Thanks for writing this, with which I pretty much entirely agree.

"Trump is a success because he was the embodiment of an individual imposing himself on the world, as embodied by a system that hates you, rather than the other way round. Quite a lot of men instinctively like that, and by definition you cannot beat it with more social programmes or the promise of a tear-filled struggle session."

This passage reminds me of an incident at an academic music conference in 2017. I attended a panel on music in political campaigns in which the panelists—all liberal, left-leaning academics—were remarking bewilderingly on Trump's use of the Rolling Stones' song, "You Can't Always Get What You Want" during his 2016 campaign rallies. They could not understand why he would use it or what it meant.
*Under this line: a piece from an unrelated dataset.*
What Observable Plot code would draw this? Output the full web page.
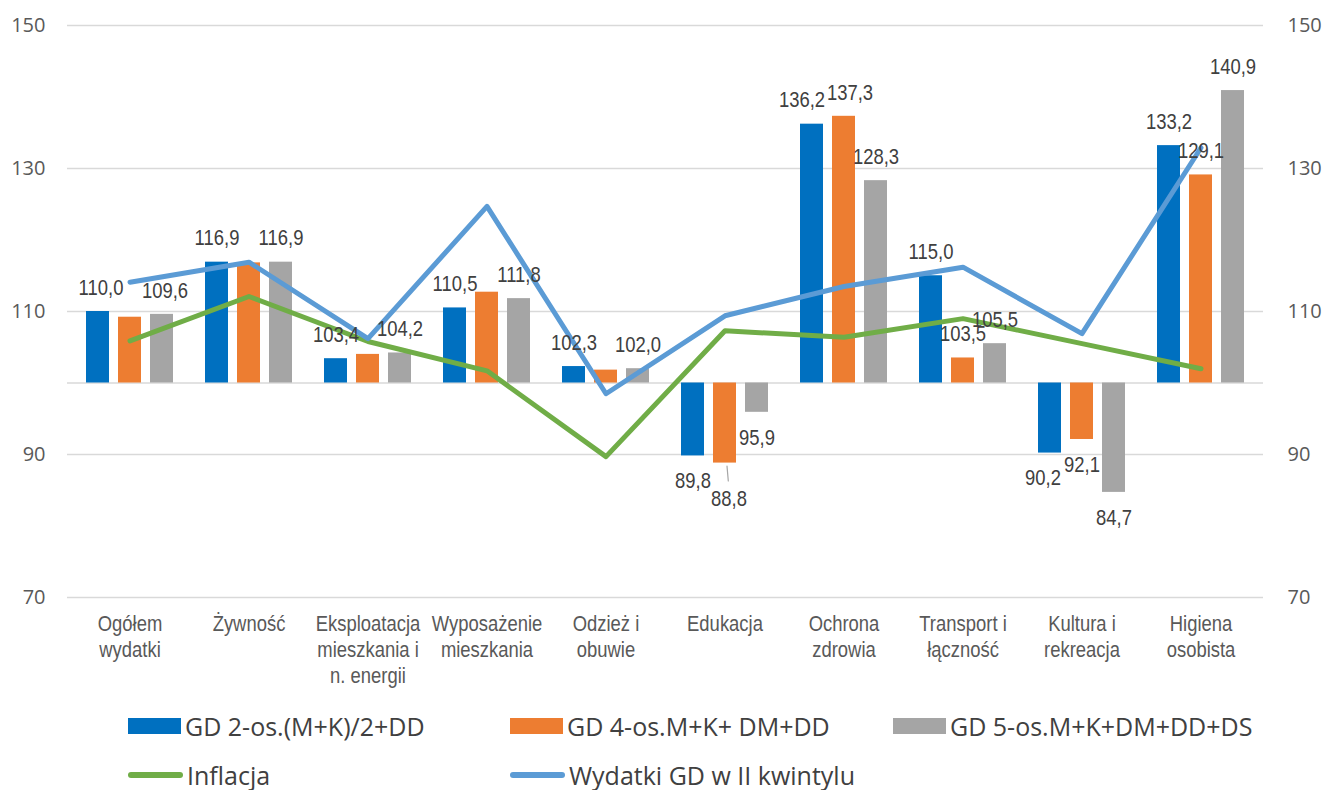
<!DOCTYPE html>
<html><head><meta charset="utf-8">
<script src="https://cdn.jsdelivr.net/npm/d3@7"></script>
<script src="https://cdn.jsdelivr.net/npm/@observablehq/plot@0.6"></script>
<style>
body{margin:0;background:#fff;overflow:hidden;}
#chart{width:1325px;height:697px;}
.legend{position:relative;width:1325px;height:93px;font-family:"Open Sans",sans-serif;font-size:25px;color:#404040;}
.item{position:absolute;display:flex;align-items:center;gap:4px;white-space:nowrap;height:28px;line-height:28px;}
.sw{width:53px;height:16px;display:inline-block;}
.ln{width:55px;height:6px;border-radius:3px;display:inline-block;}
</style></head><body>
<div id="chart"></div>
<div class="legend" id="legend"></div>
<script>
const categories = ["Ogółem wydatki","Żywność","Eksploatacja mieszkania i n. energii","Wyposażenie mieszkania","Odzież i obuwie","Edukacja","Ochrona zdrowia","Transport i łączność","Kultura i rekreacja","Higiena osobista"];
const tickLabels = ["Ogółem\nwydatki","Żywność","Eksploatacja\nmieszkania i\nn. energii","Wyposażenie\nmieszkania","Odzież i\nobuwie","Edukacja","Ochrona\nzdrowia","Transport i\nłączność","Kultura i\nrekreacja","Higiena\nosobista"];
const barSeries = ["GD 2-os.(M+K)/2+DD","GD 4-os.M+K+ DM+DD","GD 5-os.M+K+DM+DD+DS"];
const gd2 = [110.0,116.9,103.4,110.5,102.3,89.8,136.2,115.0,90.2,133.2];
const gd4 = [109.2,116.8,104.0,112.7,101.8,88.8,137.3,103.5,92.1,129.1];
const gd5 = [109.6,116.9,104.2,111.8,102.0,95.9,128.3,105.5,84.7,140.9];
const lineSeries = ["Inflacja","Wydatki GD w II kwintylu"];
const inflacja = [105.9,112.1,105.8,101.7,89.7,107.3,106.4,109.0,105.5,102.0];
const wydatkiII = [114.1,116.9,106.2,124.7,98.5,109.4,113.5,116.2,106.9,132.9];
const gd4Labeled = ["Edukacja","Ochrona zdrowia","Transport i łączność","Kultura i rekreacja","Higiena osobista"];
const yTicks = [70,90,110,130,150];
const baseline = 100;

const barColors = ["#0070c0","#ed7d31","#a5a5a5"];
const lineColors = ["#70ad47","#5b9bd5"];
const barDx = [-32,0,32];
// small horizontal nudges of crowded value labels (style only)
const labelNudge = {"Ochrona zdrowia|0": -10, "Ochrona zdrowia|1": 6, "Kultura i rekreacja|0": -7, "Ogółem wydatki|0": 3, "Ogółem wydatki|2": 3};
const narrow = '"Liberation Sans",Arial,sans-serif';
const fmt = v => v.toFixed(1).replace(".", ",");

const seriesVals = [gd2, gd4, gd5];
const bars = [];
seriesVals.forEach((arr, s) => arr.forEach((v, i) => bars.push({cat: categories[i], s, v,
  labeled: s !== 1 || gd4Labeled.includes(categories[i])})));
const lineRows = categories.map((c, i) => ({cat: c, infl: inflacja[i], wyd: wydatkiII[i]}));

const isSpecial = d => d.s === 1 && d.cat === "Edukacja";
const marks = [
  Plot.gridY(yTicks, {stroke: "#d9d9d9", strokeOpacity: 1, strokeWidth: 1.5}),
  Plot.ruleY([baseline], {stroke: "#d9d9d9", strokeWidth: 1.5})
];
[0,1,2].forEach(s => {
  marks.push(Plot.barY(bars.filter(d => d.s === s), {x: "cat", y1: baseline, y2: "v", fill: barColors[s], dx: barDx[s]}));
});
marks.push(Plot.lineY(lineRows, {x: "cat", y: "infl", stroke: lineColors[0], strokeWidth: 5, strokeLinejoin: "round", strokeLinecap: "round"}));
marks.push(Plot.lineY(lineRows, {x: "cat", y: "wyd", stroke: lineColors[1], strokeWidth: 5, strokeLinejoin: "round", strokeLinecap: "round"}));
[0,1,2].forEach(s => {
  const ds = bars.filter(d => d.s === s && d.labeled && !isSpecial(d));
  const nudges = [...new Set(ds.map(d => labelNudge[d.cat + "|" + s] || 0))];
  nudges.forEach(n => {
    const dn = ds.filter(d => (labelNudge[d.cat + "|" + s] || 0) === n);
    const common = {x: "cat", y: "v", text: d => fmt(d.v), dx: barDx[s] + n, fontFamily: narrow, fontSize: 22.5, fill: "#404040"};
    marks.push(Plot.text(dn.filter(d => d.v >= baseline), {...common, dy: -24}));
    marks.push(Plot.text(dn.filter(d => d.v < baseline), {...common, dy: 25}));
  });
});
const special = bars.filter(isSpecial);
marks.push(Plot.text(special, {x: "cat", y: "v", text: d => fmt(d.v), dx: barDx[1] + 4, dy: 36, fontFamily: narrow, fontSize: 22.5, fill: "#404040"}));
marks.push(Plot.vector(special, {x: "cat", y: "v", dx: barDx[1] + 2, dy: 3, length: 15, rotate: 175, anchor: "start", stroke: "#a6a6a6", strokeWidth: 1.2,
  shape: {draw(ctx, l) { ctx.moveTo(0, 0); ctx.lineTo(0, -l); }}}));
marks.push(Plot.axisY(yTicks, {anchor: "left", tickSize: 0, tickPadding: 22, fontSize: 20, fill: "#595959", label: null}));
marks.push(Plot.axisY(yTicks, {anchor: "right", tickSize: 0, tickPadding: 24, fontSize: 20, fill: "#595959", textAnchor: "start", label: null}));
marks.push(Plot.axisX({anchor: "bottom", tickSize: 0, tickPadding: 15, fontSize: 22.5, lineHeight: 1.16, fontFamily: narrow, fill: "#595959", label: null,
  tickFormat: d => tickLabels[categories.indexOf(d)]}));

const plot = Plot.plot({
  width: 1325, height: 697, marginLeft: 67, marginRight: 62, marginTop: 25, marginBottom: 100,
  style: {fontFamily: '"Open Sans",sans-serif', background: "#fff", overflow: "visible"},
  x: {type: "band", domain: categories, paddingInner: 0.808, paddingOuter: 0.404, axis: null, label: null},
  y: {domain: [70, 150], axis: null, label: null},
  marks
});
// condense the Arial-metric texts to an Arial-Narrow-like width, each around its own anchor
plot.querySelectorAll('g[font-family*="Liberation"] text').forEach(t => {
  const x = +t.getAttribute("x") || 0, y = +t.getAttribute("y") || 0;
  const tr = t.getAttribute("transform") || "";
  t.setAttribute("transform", `${tr} translate(${x},${y}) scale(0.82,1) translate(${-x},${-y})`);
});
document.getElementById("chart").appendChild(plot);

const legend = document.getElementById("legend");
const legendItems = [
  {label: barSeries[0], color: barColors[0], kind: "sw", left: 128, top: 15},
  {label: barSeries[1], color: barColors[1], kind: "sw", left: 510, top: 15},
  {label: barSeries[2], color: barColors[2], kind: "sw", left: 893, top: 15},
  {label: lineSeries[0], color: lineColors[0], kind: "ln", left: 128, top: 64},
  {label: lineSeries[1], color: lineColors[1], kind: "ln", left: 510, top: 64}
];
legendItems.forEach(it => {
  const d = document.createElement("div");
  d.className = "item";
  d.style.left = it.left + "px"; d.style.top = it.top + "px";
  const sw = document.createElement("span");
  sw.className = it.kind; sw.style.background = it.color;
  const t = document.createElement("span"); t.textContent = it.label;
  d.appendChild(sw); d.appendChild(t);
  legend.appendChild(d);
});
</script>
</body></html>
As someone who has always leaned conservative, despite many years of liberal indoctrination, it was quite obvious, so I put up my hand and told them. The point was in the title and chorus of the song: that you can't always get what you want; that politics and governments aren't about just giving people what they want as liberals like to believe. Trump's message was one of strength and self-assertion, in marked contrast to that of Hillary Clinton and later Kamala Harris, for whom the purpose of government is to give you things in order to make life easier, which for many (if not most) men, and many women as well, is a horrifying possibility. This was a point Dostoevsky made in the 1850s in Notes from Underground, which these all-too-proud academics should have understood:

"And why are you so firmly, so triumphantly, convinced that only the normal and the positive—in other words, only what is conducive to welfare—is for the advantage of man? Is not reason in error as regards advantage? Does not man, perhaps, love something besides well-being? Perhaps he is just as fond of suffering? Perhaps suffering is just as great a benefit to him as well-being? Man is sometimes extraordinarily, passionately, in love with suffering, and that is a fact. There is no need to appeal to universal history to prove that; only ask yourself, if you are a man and have lived at all."